We're all familiar with the lighter elements of the periodic table—the noble gases and mainstay transition metals, such as iron and copper.

The real fun, however, is down at the bottom, among the heavy elements with strange names (einsteinium?) and dangerous radioactivity. The behavior, function and even appearance of many of these heavy metals is a total mystery. Some decay so quickly—a split second—that it's surprising we know they exist at all.

One heavy metal is undergoing something of a renaissance. For years, californium—a radioactive element first synthesized by Cold War–era nuclear scientists at the University of California, Berkeley, who gave it its name—has been used mostly as a component in metal detectors. But Thomas Albrecht-Schmitt, a researcher at Florida State University, has discovered new properties of californium that may someday help the United States store and recycle its spent nuclear fuel. In experiments described last year and this month in Nature journals, Albrecht-Schmitt disproved common assumptions that there were technological limits and quirks in the way californium bonds with other elements, preventing scientists from manipulating it. The prevailing view was "you can't monkey around with their chemical behavior," he says. "We've shown that you can."

"Californium's chemistry is much more like a transition metal, like iron or tungsten or gold," he says. "With transition metals, we have exquisite control over all their properties." It turns out that one can bond californium with other elements, make it glow green like kryptonite and maybe even toy with its magnetism. Most important, scientists may be able to use it to extract reusable components of spent nuclear fuel, separating them like "oil on top of water," he says.

Unlike in Europe, Russia and Japan, where spent uranium is processed and recycled, the 99 nuclear power plants in the U.S. are "using only a very small fraction of the available energy in the fuel, and then you're throwing it away and burying it," says heavy-metal scientist Kenneth E. Gregorich, of the Lawrence Berkeley National Laboratory. That's partly because fresh uranium is still relatively inexpensive. But storage is risky and costly: the stuff is hot, both physically and radioactively. As Albrecht-Schmitt points out, "What happens if a natural or deliberate disaster occurs at a used fuel repository?"
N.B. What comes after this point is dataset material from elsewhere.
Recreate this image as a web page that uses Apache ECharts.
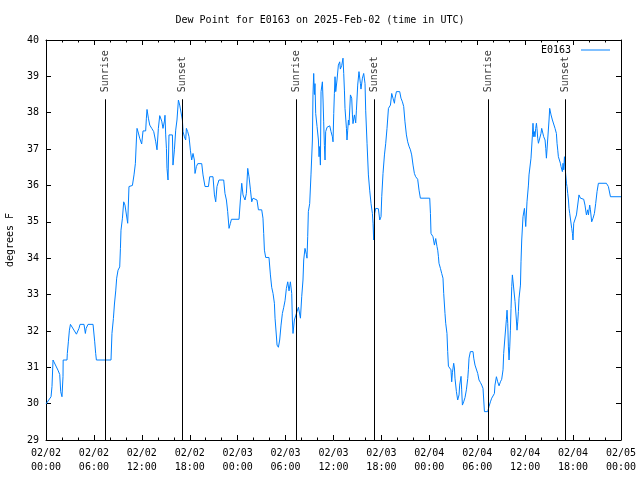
<!DOCTYPE html>
<html><head><meta charset="utf-8">
<script src="https://cdn.jsdelivr.net/npm/echarts@6/dist/echarts.min.js"></script>
<style>html,body{margin:0;padding:0;background:#fff}#c{width:640px;height:480px}</style>
</head><body><div id="c"></div>
<script>
// hours since 2025-02-02 00:00 UTC
const hours = [0.00,0.63,0.75,0.88,1.50,1.72,1.84,2.00,2.13,2.15,2.63,2.67,2.80,2.93,3.06,3.81,4.13,4.26,4.76,4.93,5.03,5.26,5.89,6.10,6.22,6.31,8.14,8.26,8.44,8.57,8.73,8.85,9.02,9.23,9.32,9.39,9.57,9.73,9.89,10.07,10.23,10.39,10.82,11.02,11.19,11.32,11.40,11.57,11.73,11.98,12.15,12.48,12.57,12.65,12.82,12.99,13.24,13.49,13.74,13.90,14.07,14.24,14.49,14.65,14.83,14.90,14.99,15.08,15.15,15.28,15.40,15.83,15.90,16.08,16.24,16.40,16.58,16.74,16.90,17.08,17.16,17.33,17.49,17.58,17.74,17.91,18.08,18.24,18.41,18.58,18.66,18.83,19.00,19.50,19.66,19.91,20.34,20.50,20.91,21.09,21.25,21.41,21.66,22.25,22.41,22.59,22.75,22.92,23.09,23.22,24.17,24.34,24.51,24.67,24.92,25.09,25.26,25.42,25.60,25.76,25.92,26.42,26.60,27.01,27.17,27.26,27.35,27.51,27.92,28.10,28.26,28.43,28.60,28.68,28.85,28.93,29.10,29.26,29.43,29.60,29.77,29.93,30.10,30.27,30.43,30.60,30.77,30.85,30.93,31.10,31.27,31.43,31.61,31.68,31.86,32.02,32.18,32.27,32.43,32.61,32.68,32.77,32.85,33.02,33.18,33.36,33.43,33.52,33.61,33.68,33.77,33.94,34.11,34.19,34.27,34.36,34.44,34.61,34.69,34.77,34.86,34.94,35.02,35.19,35.36,35.53,35.69,35.86,35.94,36.03,36.11,36.19,36.28,36.44,36.61,36.78,36.86,37.03,37.19,37.28,37.37,37.44,37.62,37.69,37.78,37.87,37.94,38.12,38.28,38.37,38.44,38.62,38.78,38.87,39.03,39.19,39.37,39.44,39.62,39.78,39.87,39.95,40.03,40.20,40.37,40.53,40.70,40.87,40.95,41.03,41.16,41.28,41.62,41.79,41.95,42.04,42.20,42.38,42.54,42.70,42.88,43.13,43.29,43.45,43.63,43.70,43.88,44.29,44.45,44.63,44.79,44.95,45.13,45.29,45.45,45.63,45.79,45.96,46.13,46.29,46.54,46.71,46.88,48.05,48.14,48.21,48.30,48.46,48.64,48.80,48.96,49.05,49.14,49.21,49.39,49.55,49.71,49.80,49.96,50.05,50.21,50.30,50.39,50.55,50.71,50.80,50.89,51.05,51.14,51.21,51.39,51.55,51.72,51.80,51.97,52.05,52.14,52.30,52.47,52.64,52.81,52.89,52.97,53.14,53.47,53.56,53.72,53.97,54.06,54.22,54.40,54.56,54.72,54.81,54.90,55.31,55.47,55.65,55.81,55.97,56.15,56.22,56.40,56.56,56.73,56.90,57.06,57.23,57.31,57.48,57.65,57.73,57.82,57.90,57.98,58.07,58.15,58.23,58.32,58.40,58.57,58.73,58.90,58.98,59.07,59.15,59.23,59.41,59.48,59.57,59.73,59.91,60.07,60.23,60.41,60.48,60.66,60.73,60.91,60.98,61.07,61.16,61.23,61.32,61.41,61.48,61.57,61.66,61.82,61.91,61.98,62.07,62.16,62.24,62.32,62.49,62.58,62.66,62.91,62.99,63.07,63.16,63.24,63.41,63.58,63.74,63.91,63.99,64.08,64.16,64.33,64.41,64.49,64.66,64.74,64.83,64.92,64.99,65.08,65.17,65.24,65.33,65.42,65.49,65.58,65.74,65.83,65.92,65.99,66.08,66.33,66.42,66.58,66.74,66.92,67.17,67.33,67.49,67.67,67.83,67.92,68.08,68.17,68.33,68.50,68.67,68.83,69.00,69.17,70.17,70.42,70.68,72.00];
const dewF = [29.99,30.19,30.47,31.2,30.92,30.8,30.33,30.19,30.74,31.2,31.2,31.38,31.7,32.02,32.18,31.91,32.07,32.18,32.18,31.93,32.07,32.18,32.18,31.7,31.38,31.2,31.2,31.93,32.34,32.74,33.1,33.45,33.67,33.76,34.27,34.77,35.1,35.55,35.46,35.5,34.96,35.97,36.0,36.29,36.6,37.25,37.57,37.44,37.3,37.14,37.5,37.5,37.85,38.09,37.85,37.66,37.57,37.48,37.2,36.98,37.57,37.92,37.77,37.57,37.77,37.93,37.39,37.02,36.47,36.15,37.39,37.39,36.56,36.98,37.52,37.8,38.35,38.21,38.17,37.8,37.48,37.34,37.25,37.57,37.48,37.34,36.97,36.7,36.88,36.7,36.33,36.52,36.6,36.6,36.29,35.97,35.97,36.24,36.24,35.74,35.55,35.97,36.15,36.15,35.78,35.6,35.28,34.82,34.96,35.07,35.07,35.6,36.06,35.74,35.6,35.78,36.47,36.24,35.88,35.55,35.65,35.6,35.33,35.33,35.1,34.68,34.22,34.02,34.02,33.54,33.2,33.03,32.76,32.35,31.86,31.61,31.55,31.75,32.16,32.48,32.65,32.83,33.17,33.35,33.1,33.35,33.03,32.3,31.93,32.3,32.35,32.53,32.65,32.6,32.35,32.94,33.4,33.95,34.27,34.1,34.0,34.59,35.28,35.5,36.29,37.25,38.49,39.08,38.5,38.8,37.98,37.62,37.25,36.79,37.07,36.56,38.58,38.85,38.35,37.75,37.1,36.7,37.48,37.6,37.64,37.64,37.48,37.34,37.2,37.98,38.53,38.99,38.58,38.9,39.31,39.4,39.2,39.3,39.5,39.08,38.6,38.12,37.57,37.25,37.52,37.8,37.66,38.49,38.4,37.94,37.7,37.94,37.72,38.07,38.76,39.13,38.8,38.65,38.95,39.08,39.13,38.8,38.07,37.16,36.29,35.87,35.5,35.23,34.96,34.5,35.23,35.37,35.36,35.05,35.14,35.69,36.33,36.84,37.16,37.57,38.12,38.21,38.53,38.4,38.26,38.4,38.58,38.58,38.4,38.3,38.17,37.75,37.39,37.2,37.08,36.98,36.84,36.56,36.33,36.24,36.17,35.87,35.65,35.65,35.23,34.68,34.64,34.59,34.36,34.54,34.32,34.22,34.04,33.86,33.72,33.58,33.45,33.03,32.48,32.21,31.93,31.43,31.03,31.07,30.93,30.6,30.85,31.11,30.98,30.7,30.33,30.1,30.24,30.51,30.75,30.38,29.96,30.05,30.17,30.38,30.69,30.93,31.25,31.43,31.43,31.25,31.06,31.04,30.83,30.65,30.58,30.51,30.42,30.1,29.78,29.78,29.92,30.05,30.15,30.21,30.28,30.51,30.74,30.6,30.49,30.6,30.67,30.93,31.38,31.86,32.32,32.57,32.2,31.56,31.2,31.56,32.02,32.62,33.22,33.54,33.56,32.81,32.3,32.02,32.25,32.53,32.9,33.26,33.9,34.5,35.14,35.37,34.87,35.55,36.01,36.29,36.24,36.75,37.39,37.71,37.34,37.48,37.34,37.57,37.71,37.57,37.3,37.16,37.2,37.11,37.43,37.57,37.6,37.52,37.34,37.25,37.02,36.75,36.75,37.8,38.12,38.07,37.94,37.8,37.75,37.57,37.43,37.16,36.97,36.79,36.75,36.61,36.52,36.38,36.61,36.43,36.79,36.52,36.29,36.06,35.97,35.78,35.6,35.37,35.23,35.19,34.82,34.68,34.5,34.96,34.96,35.19,35.23,35.74,35.65,35.65,35.62,35.46,35.19,35.33,35.19,35.46,35.33,35.0,35.1,35.23,35.5,35.83,36.06,36.06,35.97,35.69,35.69];
const xTickLabels = ["02/02\n00:00","02/02\n06:00","02/02\n12:00","02/02\n18:00","02/03\n00:00","02/03\n06:00","02/03\n12:00","02/03\n18:00","02/04\n00:00","02/04\n06:00","02/04\n12:00","02/04\n18:00","02/05\n00:00"];
const sunHours = [7.39, 17.03, 31.37, 41.08, 55.39, 64.99];
const sunNames = ["Sunrise","Sunset","Sunrise","Sunset","Sunrise","Sunset"];
const seriesName = "E0163";
const titleText = "Dew Point for E0163 on 2025-Feb-02 (time in UTC)";
const yName = "degrees F";

const FONT = "DejaVu Sans Mono";
const lineData = hours.map((h, i) => [h, dewF[i]]);
const sunLineTop = 38.37, sunLabelAt = 38.56;

const chart = echarts.init(document.getElementById('c'), null, {renderer: 'canvas'});
const tickCommon = {inside: true, length: 5, lineStyle: {color: '#000'}};
chart.setOption({
  animation: false,
  backgroundColor: '#fff',
  title: {text: titleText, left: 'center', top: 10, itemGap: 0,
    textStyle: {fontFamily: FONT, fontSize: 10, fontWeight: 'normal', color: '#000'}},
  grid: {left: 46, right: 19, top: 40, bottom: 40, containLabel: false, outerBoundsMode: 'none'},
  legend: {data: [{name: seriesName, icon: 'rect'}], right: 30, top: 45, padding: 0, align: 'right', itemWidth: 29, itemHeight: 1, itemGap: 0,
    itemStyle: {color: '#0080ff', borderWidth: 0},
    textStyle: {fontFamily: FONT, fontSize: 10, color: '#000', padding: [0, 5, 0, 0]}},
  xAxis: [{
    type: 'value', min: 0, max: 72, interval: 6, position: 'bottom',
    axisLine: {show: true, onZero: false, lineStyle: {color: '#000', width: 1}},
    axisTick: tickCommon,
    minorTick: {show: true, splitNumber: 3, length: 2.5, lineStyle: {color: '#000'}},
    splitLine: {show: false},
    axisLabel: {margin: 6, fontFamily: FONT, fontSize: 10, color: '#000', lineHeight: 14,
      formatter: v => xTickLabels[Math.round(v / 6)] || ''}
  }, {
    type: 'value', min: 0, max: 72, interval: 6, position: 'top',
    axisLine: {show: true, onZero: false, lineStyle: {color: '#000', width: 1}},
    axisTick: tickCommon,
    minorTick: {show: true, splitNumber: 3, length: 2.5, lineStyle: {color: '#000'}},
    splitLine: {show: false}, axisLabel: {show: false}
  }],
  yAxis: [{
    type: 'value', min: 29, max: 40, interval: 1, position: 'left',
    name: yName, nameLocation: 'middle', nameGap: 31, nameRotate: 90,
    nameTextStyle: {fontFamily: FONT, fontSize: 10, color: '#000'},
    axisLine: {show: true, onZero: false, lineStyle: {color: '#000', width: 1}},
    axisTick: tickCommon,
    splitLine: {show: false},
    axisLabel: {margin: 7, fontFamily: FONT, fontSize: 10, color: '#000'}
  }, {
    type: 'value', min: 29, max: 40, interval: 1, position: 'right',
    axisLine: {show: true, onZero: false, lineStyle: {color: '#000', width: 1}},
    axisTick: tickCommon,
    splitLine: {show: false}, axisLabel: {show: false}
  }],
  series: [{
    name: seriesName, type: 'line', data: lineData, showSymbol: false, symbol: 'none',
    lineStyle: {color: '#0080ff', width: 1}, itemStyle: {color: '#0080ff'},
    clip: true, z: 3
  }, {
    name: 'sun', type: 'scatter', symbolSize: 1, itemStyle: {color: 'rgba(0,0,0,0)'},
    data: sunHours.map((h, i) => ({name: sunNames[i], value: [h, sunLabelAt]})),
    label: {show: true, position: 'inside', formatter: p => p.name, rotate: 90,
      align: 'left', verticalAlign: 'middle', fontFamily: FONT, fontSize: 10, color: '#000'},
    labelLayout: {hideOverlap: false},
    markLine: {silent: true, symbol: ['none', 'none'], label: {show: false},
      lineStyle: {color: '#000', width: 1, type: 'solid'},
      data: sunHours.map(h => [{coord: [h, 29]}, {coord: [h, sunLineTop]}])},
    z: 4
  }]
});
</script>
</body></html>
Someday, the U.S. could join other countries in recycling nuclear fuel, reducing the amount that goes into storage and cutting the need for freshly mined uranium by 30 percent. If that's to happen with californium, scientists will likely need to convince the energy industry that the benefits of recycling outweigh the initial price tag: the 5-milligram dab Albrecht-Schmitt used for his research cost $1.4 million.